3.) State budgets chasing the economy downhil
The greater employment cost of state spending cuts has further effects on the state budget by lowering tax revenues and increasing the demand for state services. With nearly 10% of state personal income going to state and local spending, we might expect an additional job loss for every 11 layoffs. This adds one further job loss for every $1m of budget balance achieved through state spending cuts.

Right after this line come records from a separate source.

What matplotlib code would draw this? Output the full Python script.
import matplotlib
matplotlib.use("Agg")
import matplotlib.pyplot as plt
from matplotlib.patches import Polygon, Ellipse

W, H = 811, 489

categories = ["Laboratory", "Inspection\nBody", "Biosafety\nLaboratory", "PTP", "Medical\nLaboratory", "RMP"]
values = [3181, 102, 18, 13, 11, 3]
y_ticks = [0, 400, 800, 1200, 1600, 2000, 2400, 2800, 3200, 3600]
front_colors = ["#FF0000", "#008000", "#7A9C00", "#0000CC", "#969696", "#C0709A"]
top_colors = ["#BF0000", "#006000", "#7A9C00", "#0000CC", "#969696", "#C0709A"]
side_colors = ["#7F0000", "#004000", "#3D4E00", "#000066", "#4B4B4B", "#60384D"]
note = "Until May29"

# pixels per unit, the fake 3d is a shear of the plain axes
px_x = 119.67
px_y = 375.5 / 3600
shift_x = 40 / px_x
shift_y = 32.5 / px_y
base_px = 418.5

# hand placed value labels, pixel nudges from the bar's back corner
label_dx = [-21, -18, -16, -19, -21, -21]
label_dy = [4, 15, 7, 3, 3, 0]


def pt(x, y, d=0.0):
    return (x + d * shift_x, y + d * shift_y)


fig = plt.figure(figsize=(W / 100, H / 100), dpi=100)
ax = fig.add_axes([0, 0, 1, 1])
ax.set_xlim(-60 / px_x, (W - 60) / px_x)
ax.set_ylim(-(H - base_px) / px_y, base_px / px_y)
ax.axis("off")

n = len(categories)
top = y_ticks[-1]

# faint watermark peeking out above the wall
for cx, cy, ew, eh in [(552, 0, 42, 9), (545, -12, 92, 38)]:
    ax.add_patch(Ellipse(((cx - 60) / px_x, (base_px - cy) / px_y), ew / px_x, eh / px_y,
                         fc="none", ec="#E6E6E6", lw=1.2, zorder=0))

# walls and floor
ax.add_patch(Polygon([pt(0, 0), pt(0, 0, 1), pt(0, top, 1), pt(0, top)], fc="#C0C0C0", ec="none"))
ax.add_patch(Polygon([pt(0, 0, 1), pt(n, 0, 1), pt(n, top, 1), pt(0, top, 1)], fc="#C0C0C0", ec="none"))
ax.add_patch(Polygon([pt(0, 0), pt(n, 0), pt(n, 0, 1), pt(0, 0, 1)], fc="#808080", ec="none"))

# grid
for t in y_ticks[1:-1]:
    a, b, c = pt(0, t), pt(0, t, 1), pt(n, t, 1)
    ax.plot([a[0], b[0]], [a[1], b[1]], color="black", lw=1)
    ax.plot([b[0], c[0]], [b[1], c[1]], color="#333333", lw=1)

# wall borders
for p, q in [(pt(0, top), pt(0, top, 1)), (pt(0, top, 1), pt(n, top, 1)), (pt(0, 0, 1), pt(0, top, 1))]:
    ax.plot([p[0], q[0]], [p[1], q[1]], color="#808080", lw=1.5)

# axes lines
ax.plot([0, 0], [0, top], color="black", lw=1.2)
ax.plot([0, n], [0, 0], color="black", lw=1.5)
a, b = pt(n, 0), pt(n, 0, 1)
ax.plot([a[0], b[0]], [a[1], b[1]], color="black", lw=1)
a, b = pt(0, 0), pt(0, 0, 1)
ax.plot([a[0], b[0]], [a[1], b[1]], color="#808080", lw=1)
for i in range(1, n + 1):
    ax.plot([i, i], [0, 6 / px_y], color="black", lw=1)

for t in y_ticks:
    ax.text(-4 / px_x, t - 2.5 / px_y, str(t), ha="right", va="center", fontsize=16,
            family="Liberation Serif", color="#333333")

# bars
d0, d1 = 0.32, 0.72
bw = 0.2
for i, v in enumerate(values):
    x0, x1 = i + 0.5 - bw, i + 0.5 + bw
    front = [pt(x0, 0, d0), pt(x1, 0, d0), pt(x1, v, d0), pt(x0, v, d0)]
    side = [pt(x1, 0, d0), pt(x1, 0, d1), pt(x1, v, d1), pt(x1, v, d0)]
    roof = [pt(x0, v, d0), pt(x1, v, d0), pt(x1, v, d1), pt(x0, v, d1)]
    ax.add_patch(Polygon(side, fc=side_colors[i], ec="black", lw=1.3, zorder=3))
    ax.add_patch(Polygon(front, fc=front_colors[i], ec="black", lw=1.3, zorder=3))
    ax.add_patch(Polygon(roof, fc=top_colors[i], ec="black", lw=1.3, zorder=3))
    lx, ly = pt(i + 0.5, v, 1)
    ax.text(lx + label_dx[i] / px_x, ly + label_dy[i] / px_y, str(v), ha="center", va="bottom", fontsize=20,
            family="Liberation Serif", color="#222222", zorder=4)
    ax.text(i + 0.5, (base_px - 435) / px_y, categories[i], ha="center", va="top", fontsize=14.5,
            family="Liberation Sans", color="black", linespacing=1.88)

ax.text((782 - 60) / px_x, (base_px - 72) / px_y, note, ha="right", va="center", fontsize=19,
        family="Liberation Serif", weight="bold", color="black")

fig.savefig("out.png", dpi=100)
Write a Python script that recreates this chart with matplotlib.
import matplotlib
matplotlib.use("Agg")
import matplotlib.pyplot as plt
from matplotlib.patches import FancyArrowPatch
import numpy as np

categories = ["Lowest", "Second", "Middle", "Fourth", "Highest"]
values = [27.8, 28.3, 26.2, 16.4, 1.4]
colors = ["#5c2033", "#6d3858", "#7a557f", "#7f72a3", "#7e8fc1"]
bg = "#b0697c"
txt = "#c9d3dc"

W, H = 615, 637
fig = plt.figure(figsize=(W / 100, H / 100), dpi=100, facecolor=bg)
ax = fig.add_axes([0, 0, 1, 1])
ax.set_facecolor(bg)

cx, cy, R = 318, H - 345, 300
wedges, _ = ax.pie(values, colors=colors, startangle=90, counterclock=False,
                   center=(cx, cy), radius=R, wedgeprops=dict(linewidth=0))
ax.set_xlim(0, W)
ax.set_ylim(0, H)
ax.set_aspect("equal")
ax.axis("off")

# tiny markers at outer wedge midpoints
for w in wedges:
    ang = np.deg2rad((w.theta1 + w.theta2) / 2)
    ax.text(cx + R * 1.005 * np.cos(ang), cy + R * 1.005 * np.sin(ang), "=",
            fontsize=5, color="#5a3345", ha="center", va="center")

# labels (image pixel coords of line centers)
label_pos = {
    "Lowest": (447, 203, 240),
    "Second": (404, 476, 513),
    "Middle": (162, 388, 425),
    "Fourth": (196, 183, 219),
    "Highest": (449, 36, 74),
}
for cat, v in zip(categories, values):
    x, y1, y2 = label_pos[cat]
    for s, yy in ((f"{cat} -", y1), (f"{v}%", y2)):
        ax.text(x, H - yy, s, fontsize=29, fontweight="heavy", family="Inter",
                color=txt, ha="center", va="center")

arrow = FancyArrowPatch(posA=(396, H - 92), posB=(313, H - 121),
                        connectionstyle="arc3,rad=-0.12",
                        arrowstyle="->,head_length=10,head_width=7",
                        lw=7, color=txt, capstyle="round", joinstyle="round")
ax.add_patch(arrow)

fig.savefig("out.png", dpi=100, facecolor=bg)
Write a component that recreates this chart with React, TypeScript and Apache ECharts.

The employment cost of state spending cuts is in addition to the loss in services due to spending cuts. To the degree that these services support the well-being of Vermonters, they are reductions in real welfare. To the degree that they support market activities, by keeping the roads clear of snow, maintaining infrastructure, providing educated and healthy workers for business, state spending cuts will reduce employment further. Finally, to the extent that state employment is used to attract Federal grants to the state, cutbacks in employment lead to further reductions in state revenues, requiring further action to reduce budget deficits.
To the extent that state revenue can be enhanced through taxes or fees targeted at out-of-state households, the negative employment effects of revenue enhancement for Vermont are diminished and the comparative advantage of budget balance through revenue enhancement is increased.